First we gave thanks to God for what he had given us then we gave thanks to the turkeys for giving their life for us.

The family and our Bourbon Reds

It took about 2 hours to do 6 of them and when we were done we gathered for some great chili, a few beers, and some companionship. We decided that next year we would certainly build a whizbang chicken plucker to make our processing faster and easier.

Everyone did an outstanding job with the duties of processing the turkeys and the children all learned a valuable lesson. It was nice to have Fathers and Sons, Grandfathers and Grand Daughters, Aunts and Uncles, Brothers and Sisters, Husbands and Wives all working together towards a common goal the old fashioned way.

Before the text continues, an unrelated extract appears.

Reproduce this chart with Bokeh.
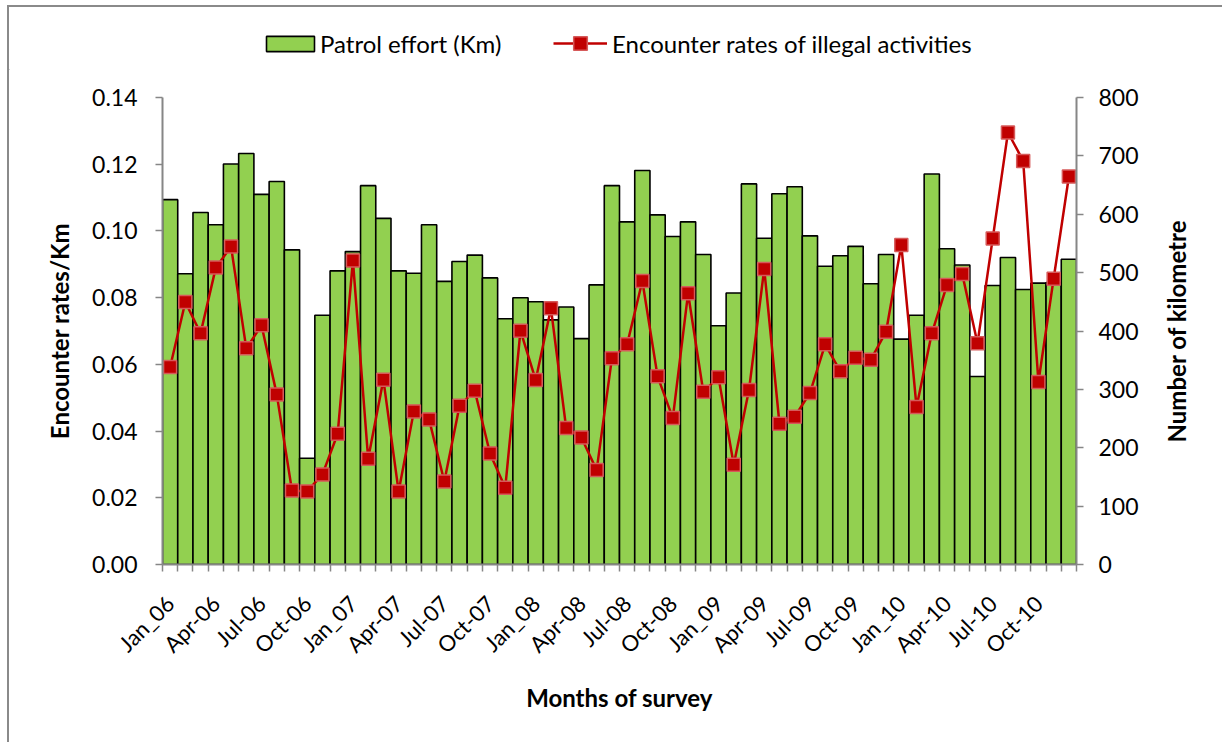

As our first full year of being a farm draws to an end I want to give a special thank you to Sheryl, Jeff and Kevin. They have listened to my ranting, done without so the animals could be cared for, hauled brush, cleaned houses, dug trenches, took over chores, ran errands, provided taxi service, spent many hours alone without my support as I did farm work, hauled water, moved animals, installed fence, given me support, love and more help that I give them credit for. Thank you Sheryl, Jeff and Kevin.

Please don’t hesitate to e-mail us with your questions or comments, and until next year have a safe and health filled holiday


November 29, 2004

Thanksgiving 2004

What a great day Thanksgiving was. My Brother Cody and his wife presented us with a photo album, and inside the front cover was this:

Dear Craig, Sheryl, Jeffrey and Kevin,

This album is dedicated to you because of your hard work and passion for bringing "The Farm" back to this beautiful property where we live. This is truely a special Thanksgiving in that the food we will eat, is from
Footsteps Farm. We are so proud of your accomplishments with the farm and support your future plans.

We give thanks to our bounty and family Happy Thanksgiving,

Love Cody, Nora, Melanie, Hunter and Morgan.

Also my neice Mel who keeps a diary wrote a nice letter in the back, a very special day indeed.

This is our last entry until next year, we want to give Sarah some time off from working on our site and we need to concentrate on land clearing.